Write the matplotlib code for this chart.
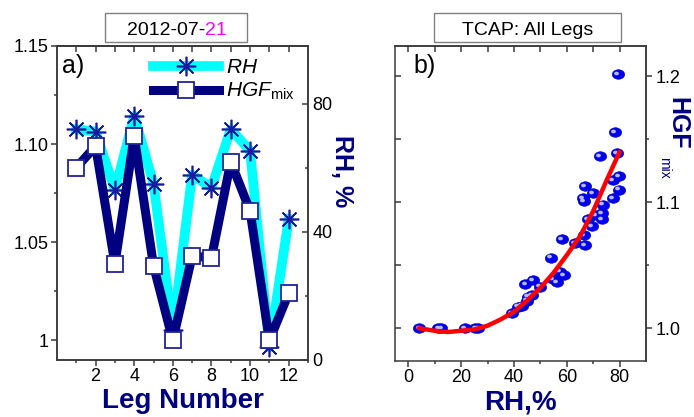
import matplotlib
matplotlib.use('Agg')
import matplotlib.pyplot as plt
from matplotlib.lines import Line2D
from matplotlib.patches import Rectangle
from matplotlib.path import Path
from matplotlib.transforms import Affine2D, offset_copy

plt.rcParams['font.family'] = ['Liberation Sans', 'DejaVu Sans']
plt.rcParams['mathtext.fontset'] = 'custom'
plt.rcParams['mathtext.rm'] = 'Liberation Sans'
plt.rcParams['mathtext.it'] = 'Liberation Sans:italic'
plt.rcParams['mathtext.bf'] = 'Liberation Sans:bold'

# panel a) : one flight day, per leg
leg = [1, 2, 3, 4, 5, 6, 7, 8, 9, 10, 11, 12]
rh_leg = [72, 71.3, 53, 76.2, 55, 9.5, 57.8, 53.8, 72, 65.3, 4, 44]
hgf_leg = [1.088, 1.099, 1.039, 1.104, 1.038, 1.000, 1.043, 1.042, 1.091, 1.066, 1.000, 1.024]

# panel b) : all legs of the campaign
rh_all = [4.2, 11.3, 12.5, 21.3, 25.3, 26.5, 39.2, 41.5, 43.0, 44.9, 45.3, 46.8,
          44.2, 47.2, 49.8, 54.7, 56.2, 57.4, 58.9, 54.0, 58.1, 63.0, 66.8, 66.4,
          69.4, 67.9, 73.2, 70.9, 73.2, 73.6, 66.4, 77.4, 66.0, 69.8, 66.8, 79.6,
          77.4, 79.6, 72.5, 78.9, 78.1, 79.2]
hgf_all = [1.000, 1.000, 1.000, 1.000, 1.000, 1.000, 1.012, 1.017, 1.018, 1.022, 1.025, 1.026,
           1.035, 1.038, 1.033, 1.039, 1.0365, 1.045, 1.042, 1.056, 1.0706, 1.0675, 1.066, 1.0738,
           1.081, 1.0865, 1.0865, 1.0897, 1.0913, 1.098, 1.1008, 1.103, 1.103, 1.107, 1.1127, 1.110,
           1.1175, 1.1206, 1.1365, 1.139, 1.1556, 1.2016]
# red fit curve
fit_rh = [4, 10, 15, 20, 25, 30, 35, 40, 45, 50, 55, 60, 65, 70, 75, 80]
fit_hgf = [1.000, 0.998, 0.997, 0.998, 0.999, 1.002, 1.007, 1.013, 1.022, 1.032, 1.044,
           1.058, 1.073, 1.093, 1.117, 1.140]

hgf_ticks = [1.0, 1.05, 1.10, 1.15]
hgf_labels = ['1', '1.05', '1.10', '1.15']

navy = '#000080'
spine_col = '#3a3a3a'

fig = plt.figure(figsize=(6.94, 4.17), dpi=100)


def style_spines(ax):
    for s in ax.spines.values():
        s.set_color(spine_col)
        s.set_linewidth(1.1)


# ---------------- panel a)
ax1 = fig.add_axes([0.0821, 0.1367, 0.3617, 0.753])
ax1r = ax1.twinx()
ax1.set_zorder(ax1r.get_zorder() + 1)
ax1.patch.set_visible(False)

ax1r.plot(leg, rh_leg, color='#00ffff', lw=7, solid_joinstyle='round', zorder=2)
ax1r.plot(leg, rh_leg, ls='none', marker=(8, 2, 0), ms=14, mew=1.2, color='#1a1aa0', zorder=3)
ax1.plot(leg, hgf_leg, color=navy, lw=6.5, solid_joinstyle='round', zorder=2)
ax1.plot(leg, hgf_leg, ls='none', marker='s', ms=11, mfc='white', mec='#22229a', mew=1.3, zorder=3)

ax1.set_xlim(0, 13)
ax1.set_ylim(0.99, 1.15)
ax1r.set_ylim(0, 98)
ax1.set_xticks([2, 4, 6, 8, 10, 12])
ax1.set_xticks([1, 3, 5, 7, 9, 11, 13], minor=True)
ax1.set_yticks(hgf_ticks, labels=hgf_labels)
ax1.set_yticks([1.025, 1.075, 1.125], minor=True)
ax1r.set_yticks([0, 40, 80])
ax1r.set_yticks([20, 60], minor=True)
ax1.tick_params(axis='both', which='major', direction='out', length=4, width=1.1,
                labelsize=13, pad=2, color=spine_col)
ax1.tick_params(axis='both', which='minor', direction='out', length=2.5, width=1.1, color=spine_col)
ax1r.tick_params(axis='y', which='major', direction='in', length=4, width=1.1,
                 labelsize=13, pad=3, color=spine_col)
ax1r.tick_params(axis='y', which='minor', direction='in', length=2.5, width=1.1, color=spine_col)
top1 = ax1.secondary_xaxis('top')
top1.set_xticks(leg, labels=[])
top1.tick_params(direction='in', length=4, width=1.1, color=spine_col)
for a in (ax1, ax1r, top1):
    style_spines(a)

ax1.set_xlabel('Leg Number', fontsize=20, fontweight='bold', color=navy, labelpad=2)
fig.text(0.493, 0.59, 'RH, %', fontsize=18, fontweight='bold', color=navy,
         rotation=270, ha='center', va='center')
ax1.text(0.02, 0.975, 'a)', transform=ax1.transAxes, fontsize=18, va='top', ha='left')

handles = [Line2D([], [], color='#00ffff', lw=7, marker=(8, 2, 0), ms=14, mew=1.2,
                  mec='#1a1aa0', mfc='#1a1aa0'),
           Line2D([], [], color=navy, lw=6.5, marker='s', ms=11, mfc='white',
                  mec='#22229a', mew=1.3)]
ax1.legend(handles, [r'$RH$', r'$HGF_{\mathrm{mix}}$'], loc='upper left',
           bbox_to_anchor=(0.34, 0.995), frameon=False, fontsize=15, handlelength=3.2,
           handletextpad=0.3, borderpad=0, labelspacing=0.2)

# ---------------- panel b)
ax2 = fig.add_axes([0.5692, 0.1343, 0.3617, 0.7554])
ellipse = Path.unit_circle().transformed(Affine2D().scale(1.3, 1.0))
ax2.scatter(rh_all, hgf_all, s=80, marker=ellipse, color='#0000f0', edgecolors='#0000b0',
            linewidths=0.4, zorder=2)
hl = offset_copy(ax2.transData, fig=fig, x=-1.5, y=1.5, units='dots')
ax2.scatter(rh_all, hgf_all, s=12, marker=ellipse, color='#b8b8ff', linewidths=0,
            transform=hl, zorder=3)
ax2.plot(fit_rh, fit_hgf, color='#ff0000', lw=3.2, solid_capstyle='round', zorder=4)

ax2.set_xlim(-5, 90)
ax2.set_ylim(0.974, 1.224)
ax2.set_xticks([0, 20, 40, 60, 80])
ax2.set_xticks([10, 30, 50, 70], minor=True)
ax2.set_yticks([1.0, 1.05, 1.1, 1.15, 1.2], labels=[])
ax2.tick_params(axis='x', which='major', direction='out', length=4, width=1.1,
                labelsize=13, pad=2, color=spine_col)
ax2.tick_params(axis='x', which='minor', direction='out', length=2.5, width=1.1, color=spine_col)
ax2.tick_params(axis='y', direction='in', length=4, width=1.1, color=spine_col)
top2 = ax2.secondary_xaxis('top')
top2.set_xticks([0, 10, 20, 30, 40, 50, 60, 70, 80], labels=[])
top2.tick_params(direction='in', length=4, width=1.1, color=spine_col)
right2 = ax2.secondary_yaxis('right')
right2.set_yticks([1.0, 1.1, 1.2], labels=['1.0', '1.1', '1.2'])
right2.set_yticks([1.05, 1.15], minor=True)
right2.tick_params(which='major', direction='out', length=4, width=1.1, labelsize=13,
                   pad=3, color=spine_col)
right2.tick_params(which='minor', direction='out', length=2.5, width=1.1, color=spine_col)
for a in (ax2, top2, right2):
    style_spines(a)

ax2.set_xlabel('RH,%', fontsize=20, fontweight='bold', color=navy, labelpad=2)
fig.text(0.976, 0.705, 'HGF', fontsize=18, fontweight='bold', color=navy,
         rotation=270, ha='center', va='center')
fig.text(0.957, 0.597, 'mix', fontsize=10, color=navy,
         rotation=270, ha='center', va='center')
ax2.text(0.075, 0.975, 'b)', transform=ax2.transAxes, fontsize=18, va='top', ha='left')

# ---------------- title boxes
fig.patches.append(Rectangle((0.1513, 0.8993), 0.2046, 0.0695, transform=fig.transFigure,
                             fill=False, edgecolor='#808080', lw=1))
fig.patches.append(Rectangle((0.6254, 0.8993), 0.2695, 0.0695, transform=fig.transFigure,
                             fill=False, edgecolor='#808080', lw=1))
t1 = fig.text(0.1823, 0.916, '2012-07-', fontsize=14, ha='left', va='baseline')
fig.canvas.draw()
bb = t1.get_window_extent()
fig.text(bb.x1 / fig.bbox.width, bb.y0 / fig.bbox.height, '21', fontsize=14,
         color='#ff00ff', ha='left', va='bottom')
fig.text(0.760, 0.916, 'TCAP: All Legs', fontsize=14, ha='center', va='baseline')

fig.savefig('out.png', dpi=100)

┄┄┄┄┄┄┄┄┄┄

GOAL OF THE EXERCISE.
Give again, word for word, every line from the top of the data through the line with "1.066, 1.000, 1.024]", both ends included, and exclude the pictures.

RESULT FOR THIS EXERCISE.
Write the matplotlib code for this chart.
import matplotlib
matplotlib.use('Agg')
import matplotlib.pyplot as plt
from matplotlib.lines import Line2D
from matplotlib.patches import Rectangle
from matplotlib.path import Path
from matplotlib.transforms import Affine2D, offset_copy

plt.rcParams['font.family'] = ['Liberation Sans', 'DejaVu Sans']
plt.rcParams['mathtext.fontset'] = 'custom'
plt.rcParams['mathtext.rm'] = 'Liberation Sans'
plt.rcParams['mathtext.it'] = 'Liberation Sans:italic'
plt.rcParams['mathtext.bf'] = 'Liberation Sans:bold'

# panel a) : one flight day, per leg
leg = [1, 2, 3, 4, 5, 6, 7, 8, 9, 10, 11, 12]
rh_leg = [72, 71.3, 53, 76.2, 55, 9.5, 57.8, 53.8, 72, 65.3, 4, 44]
hgf_leg = [1.088, 1.099, 1.039, 1.104, 1.038, 1.000, 1.043, 1.042, 1.091, 1.066, 1.000, 1.024]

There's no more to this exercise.